INFORMATION SUPPLIED ::
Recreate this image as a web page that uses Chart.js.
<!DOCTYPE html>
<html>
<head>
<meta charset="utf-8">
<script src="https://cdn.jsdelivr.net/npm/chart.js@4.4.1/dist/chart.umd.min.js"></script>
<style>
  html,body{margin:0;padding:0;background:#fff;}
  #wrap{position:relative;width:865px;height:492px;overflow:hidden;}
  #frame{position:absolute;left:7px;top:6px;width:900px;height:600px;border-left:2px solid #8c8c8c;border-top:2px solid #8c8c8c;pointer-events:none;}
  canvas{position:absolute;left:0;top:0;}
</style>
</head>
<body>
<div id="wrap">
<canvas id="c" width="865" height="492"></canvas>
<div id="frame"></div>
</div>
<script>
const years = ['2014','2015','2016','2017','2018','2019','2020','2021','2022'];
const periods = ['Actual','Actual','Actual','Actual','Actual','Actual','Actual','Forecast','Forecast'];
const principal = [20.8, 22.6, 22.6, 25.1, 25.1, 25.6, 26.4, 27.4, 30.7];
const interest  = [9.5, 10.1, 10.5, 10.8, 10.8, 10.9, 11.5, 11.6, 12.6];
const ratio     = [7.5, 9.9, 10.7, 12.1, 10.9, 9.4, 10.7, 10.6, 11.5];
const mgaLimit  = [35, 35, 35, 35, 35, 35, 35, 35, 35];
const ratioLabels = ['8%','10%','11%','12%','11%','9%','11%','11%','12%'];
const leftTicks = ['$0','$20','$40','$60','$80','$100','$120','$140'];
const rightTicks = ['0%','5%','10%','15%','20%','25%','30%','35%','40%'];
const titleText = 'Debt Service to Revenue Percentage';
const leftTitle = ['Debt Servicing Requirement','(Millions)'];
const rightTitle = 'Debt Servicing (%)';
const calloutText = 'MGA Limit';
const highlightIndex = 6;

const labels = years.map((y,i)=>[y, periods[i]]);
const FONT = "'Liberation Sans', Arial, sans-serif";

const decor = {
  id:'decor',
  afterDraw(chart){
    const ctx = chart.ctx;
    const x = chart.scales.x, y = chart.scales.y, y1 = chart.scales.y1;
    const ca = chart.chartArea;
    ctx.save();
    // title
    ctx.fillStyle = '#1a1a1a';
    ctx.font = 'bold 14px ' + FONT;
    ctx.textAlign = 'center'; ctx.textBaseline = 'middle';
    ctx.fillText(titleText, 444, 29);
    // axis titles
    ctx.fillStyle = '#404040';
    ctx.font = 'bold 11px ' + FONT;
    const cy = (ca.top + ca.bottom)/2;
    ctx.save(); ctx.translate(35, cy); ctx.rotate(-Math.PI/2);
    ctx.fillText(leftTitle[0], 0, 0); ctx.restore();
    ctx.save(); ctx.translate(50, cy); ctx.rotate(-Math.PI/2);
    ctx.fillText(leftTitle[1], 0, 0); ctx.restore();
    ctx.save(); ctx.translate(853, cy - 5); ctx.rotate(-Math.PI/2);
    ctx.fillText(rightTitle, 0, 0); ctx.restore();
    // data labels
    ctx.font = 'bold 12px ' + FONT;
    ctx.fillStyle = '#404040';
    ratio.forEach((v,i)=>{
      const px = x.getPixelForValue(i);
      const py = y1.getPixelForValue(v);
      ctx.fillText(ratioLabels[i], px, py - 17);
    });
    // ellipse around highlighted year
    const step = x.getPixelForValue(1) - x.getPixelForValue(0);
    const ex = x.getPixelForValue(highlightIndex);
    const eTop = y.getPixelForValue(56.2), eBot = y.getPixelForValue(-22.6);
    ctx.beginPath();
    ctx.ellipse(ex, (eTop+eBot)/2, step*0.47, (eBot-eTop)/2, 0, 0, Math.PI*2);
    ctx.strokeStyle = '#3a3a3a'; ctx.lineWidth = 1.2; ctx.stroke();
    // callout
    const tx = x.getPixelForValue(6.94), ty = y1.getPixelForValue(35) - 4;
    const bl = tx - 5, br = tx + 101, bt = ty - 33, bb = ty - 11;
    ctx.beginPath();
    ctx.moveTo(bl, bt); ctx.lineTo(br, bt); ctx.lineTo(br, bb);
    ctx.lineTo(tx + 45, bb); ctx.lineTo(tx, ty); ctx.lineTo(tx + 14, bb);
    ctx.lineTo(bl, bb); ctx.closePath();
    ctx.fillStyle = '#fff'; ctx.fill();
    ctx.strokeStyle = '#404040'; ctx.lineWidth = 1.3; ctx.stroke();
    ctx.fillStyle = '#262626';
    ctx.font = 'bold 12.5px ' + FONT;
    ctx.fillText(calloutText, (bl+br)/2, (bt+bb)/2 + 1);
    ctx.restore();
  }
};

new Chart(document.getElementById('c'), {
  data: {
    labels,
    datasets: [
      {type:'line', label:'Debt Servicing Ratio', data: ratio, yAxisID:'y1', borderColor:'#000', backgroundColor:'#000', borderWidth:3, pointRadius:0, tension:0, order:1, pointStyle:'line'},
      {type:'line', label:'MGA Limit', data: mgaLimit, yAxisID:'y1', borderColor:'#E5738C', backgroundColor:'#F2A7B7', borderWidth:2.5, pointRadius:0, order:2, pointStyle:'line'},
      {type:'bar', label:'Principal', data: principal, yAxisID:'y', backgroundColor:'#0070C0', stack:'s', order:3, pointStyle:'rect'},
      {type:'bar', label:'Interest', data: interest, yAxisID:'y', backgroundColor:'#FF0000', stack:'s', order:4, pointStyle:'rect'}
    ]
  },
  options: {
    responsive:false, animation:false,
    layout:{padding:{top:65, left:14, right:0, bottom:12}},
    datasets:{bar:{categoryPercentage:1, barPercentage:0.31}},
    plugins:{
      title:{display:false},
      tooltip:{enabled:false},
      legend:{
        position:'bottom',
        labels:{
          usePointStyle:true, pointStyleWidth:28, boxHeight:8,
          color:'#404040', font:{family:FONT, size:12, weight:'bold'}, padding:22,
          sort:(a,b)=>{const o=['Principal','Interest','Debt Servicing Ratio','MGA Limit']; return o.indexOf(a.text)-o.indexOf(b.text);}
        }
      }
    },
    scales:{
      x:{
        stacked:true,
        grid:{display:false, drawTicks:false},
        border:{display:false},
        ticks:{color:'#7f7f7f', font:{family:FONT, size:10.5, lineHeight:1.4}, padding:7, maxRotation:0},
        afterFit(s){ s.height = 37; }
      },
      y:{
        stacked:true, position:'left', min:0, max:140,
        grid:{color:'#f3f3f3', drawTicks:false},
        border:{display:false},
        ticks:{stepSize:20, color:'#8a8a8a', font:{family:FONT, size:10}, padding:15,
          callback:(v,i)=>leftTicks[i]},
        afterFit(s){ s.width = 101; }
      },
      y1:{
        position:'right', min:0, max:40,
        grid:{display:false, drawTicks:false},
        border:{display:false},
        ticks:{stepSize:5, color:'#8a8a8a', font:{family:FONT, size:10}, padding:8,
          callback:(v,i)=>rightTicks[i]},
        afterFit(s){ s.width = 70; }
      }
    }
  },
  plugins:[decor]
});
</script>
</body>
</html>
...
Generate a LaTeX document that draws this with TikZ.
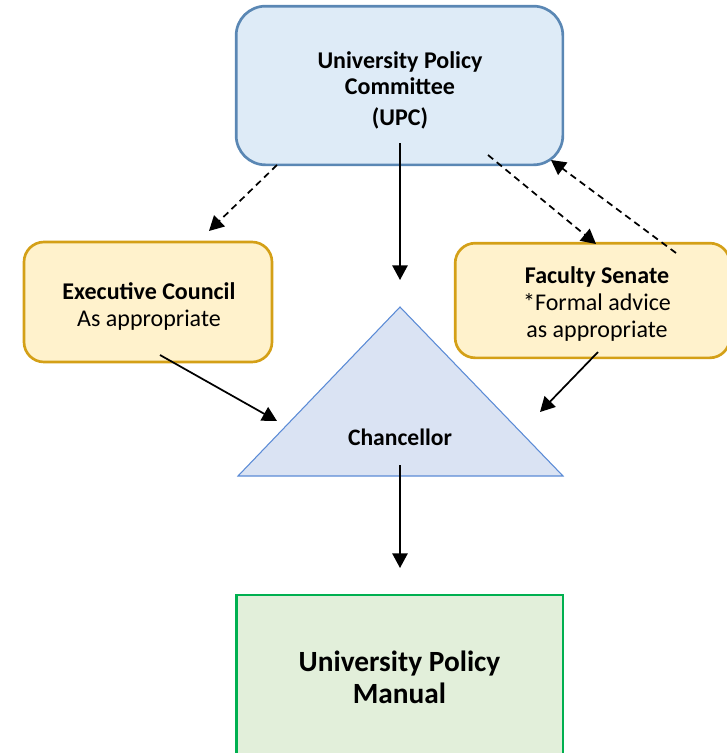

DESCRIPTION OF THE TASK :: Search the entries for the word "document" and pick out every line that holds it.

THE OUTPUT ::
new Chart(document.getElementById('c'), {
Generate a LaTeX document that draws this with TikZ.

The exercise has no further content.